Wealthy residents in the leafiest, most desirable parts of the West Midlands are slowly killing the environment with gas-guzzling commutes and foreign holidays, a new study claimed yesterday.
People in the Malverns are using up more natural resources per head than anyone else in the region, according to a #500,000 report commissioned by the World Wildlife Fund.
The document, Counting Consumption, took a detailed look at where and how quickly the world's resources were being consumed, coupled with the waste produced per region in the UK.
It found that the residents of the Malvern Hills left the largest 'ecological footprint', in the West Midlands.
The ecological footprint took into account water, energy, food and materials used to sustain a person's daily life, and calculates how many times its share the person takes of the total world's surface.
The average person in Malvern takes up 5.85 hectares, compared with 5.1 hectares in Stoke-onTrent, the lowest ecological footprint in the West Midlands, and the area where the average income is lowest. The West Midlands average is 5.36, equal to the UK average.

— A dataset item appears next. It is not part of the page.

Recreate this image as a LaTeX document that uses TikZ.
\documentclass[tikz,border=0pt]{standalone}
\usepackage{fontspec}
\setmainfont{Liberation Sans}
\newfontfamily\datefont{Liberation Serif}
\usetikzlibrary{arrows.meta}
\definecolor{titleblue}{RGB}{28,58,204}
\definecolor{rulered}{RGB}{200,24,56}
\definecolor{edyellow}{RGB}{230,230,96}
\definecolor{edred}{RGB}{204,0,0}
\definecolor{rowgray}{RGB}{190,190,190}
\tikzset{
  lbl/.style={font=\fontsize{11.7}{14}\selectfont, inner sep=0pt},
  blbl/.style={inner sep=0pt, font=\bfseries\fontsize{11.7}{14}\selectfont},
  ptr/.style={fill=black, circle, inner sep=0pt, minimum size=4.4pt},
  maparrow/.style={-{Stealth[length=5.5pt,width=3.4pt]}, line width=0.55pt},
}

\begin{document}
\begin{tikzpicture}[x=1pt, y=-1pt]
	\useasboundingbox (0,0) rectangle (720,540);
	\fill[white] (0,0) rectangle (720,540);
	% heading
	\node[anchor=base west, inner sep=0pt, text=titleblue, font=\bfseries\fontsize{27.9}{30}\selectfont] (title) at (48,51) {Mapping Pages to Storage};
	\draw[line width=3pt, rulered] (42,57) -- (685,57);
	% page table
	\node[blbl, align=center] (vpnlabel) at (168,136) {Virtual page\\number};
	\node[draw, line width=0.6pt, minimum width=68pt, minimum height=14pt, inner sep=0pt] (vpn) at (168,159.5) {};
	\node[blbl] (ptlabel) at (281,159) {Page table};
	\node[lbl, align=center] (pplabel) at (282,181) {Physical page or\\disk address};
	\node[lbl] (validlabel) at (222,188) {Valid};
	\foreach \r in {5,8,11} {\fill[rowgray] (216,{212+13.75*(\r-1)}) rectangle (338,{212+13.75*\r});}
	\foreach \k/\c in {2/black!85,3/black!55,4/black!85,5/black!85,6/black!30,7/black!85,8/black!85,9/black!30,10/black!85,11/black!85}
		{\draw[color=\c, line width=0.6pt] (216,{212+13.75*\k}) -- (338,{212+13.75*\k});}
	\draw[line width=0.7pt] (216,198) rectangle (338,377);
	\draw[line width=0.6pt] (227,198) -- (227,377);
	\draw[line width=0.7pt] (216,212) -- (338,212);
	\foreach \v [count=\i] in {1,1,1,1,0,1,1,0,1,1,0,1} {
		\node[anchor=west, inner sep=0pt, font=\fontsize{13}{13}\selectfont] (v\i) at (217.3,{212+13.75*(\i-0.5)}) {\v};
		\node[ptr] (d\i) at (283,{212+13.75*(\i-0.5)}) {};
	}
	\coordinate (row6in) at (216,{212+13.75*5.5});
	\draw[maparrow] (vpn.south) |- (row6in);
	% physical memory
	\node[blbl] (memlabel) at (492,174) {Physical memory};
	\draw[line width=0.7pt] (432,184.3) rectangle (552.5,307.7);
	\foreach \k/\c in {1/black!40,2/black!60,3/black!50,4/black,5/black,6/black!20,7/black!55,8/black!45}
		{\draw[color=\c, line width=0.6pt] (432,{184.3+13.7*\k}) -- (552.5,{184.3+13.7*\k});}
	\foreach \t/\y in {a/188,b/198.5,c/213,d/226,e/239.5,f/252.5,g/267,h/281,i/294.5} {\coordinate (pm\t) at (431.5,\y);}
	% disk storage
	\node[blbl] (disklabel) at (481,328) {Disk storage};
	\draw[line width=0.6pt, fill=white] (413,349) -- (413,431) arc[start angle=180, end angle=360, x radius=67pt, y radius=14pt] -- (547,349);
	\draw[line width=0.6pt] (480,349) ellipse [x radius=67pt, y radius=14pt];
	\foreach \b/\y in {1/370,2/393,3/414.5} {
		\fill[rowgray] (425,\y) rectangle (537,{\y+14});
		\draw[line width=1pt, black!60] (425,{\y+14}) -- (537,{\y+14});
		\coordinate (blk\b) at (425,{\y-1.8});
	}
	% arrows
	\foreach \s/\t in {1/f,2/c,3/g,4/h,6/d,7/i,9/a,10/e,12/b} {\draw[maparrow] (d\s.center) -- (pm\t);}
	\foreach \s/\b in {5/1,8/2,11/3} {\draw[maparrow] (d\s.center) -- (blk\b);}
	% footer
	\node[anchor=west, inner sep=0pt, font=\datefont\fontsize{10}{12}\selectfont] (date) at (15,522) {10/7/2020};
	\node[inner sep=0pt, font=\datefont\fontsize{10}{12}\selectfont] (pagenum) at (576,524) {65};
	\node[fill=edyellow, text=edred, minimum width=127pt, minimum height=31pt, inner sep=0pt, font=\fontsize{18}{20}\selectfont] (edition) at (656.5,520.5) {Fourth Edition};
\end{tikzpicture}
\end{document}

"The key factor is wealth," said Dr John Barrett, a scientist with the Stockholm Environment Institute, which produced the data for the study. "Wealthier households do more foreign travel, they have more cars and replacements - and more inefficient cars as well - and more money to spend on high-income services.
"An example of this is going out to restaurants for example - the food tends to be imported and there is a colossal amount of wastage, up to 50 per cent."
The density of each household also tended to be lower.
"Homes are bigger - meaning more maintenance is required - and more spread out, meaning greater transport demand, and occupancy rates of houses are lower. If you live like this you are not dividing energy consumption with so many people."
A spokesperson for Malvern Hills District Council said its new local plan focused on brownfield site-based sustainable settlements and improvement to transport infrastructure was in the pipeline. Events were also on-going to promote recycling and energy efficiency, she said.
"The council will certainly be looking into the implications of this report. Malvern Hills is a large rural district which is one of the most sought after places in the county to live and great efforts are being made by the council and local communities to promote sustainability."
Stratford-upon-Avon, Bromsgrove and Warwick also followed close behind. People in Sandwell, Walsall and Wolver-hampton were those also with the lowest ecological footprint - but they were also among the lowest earners.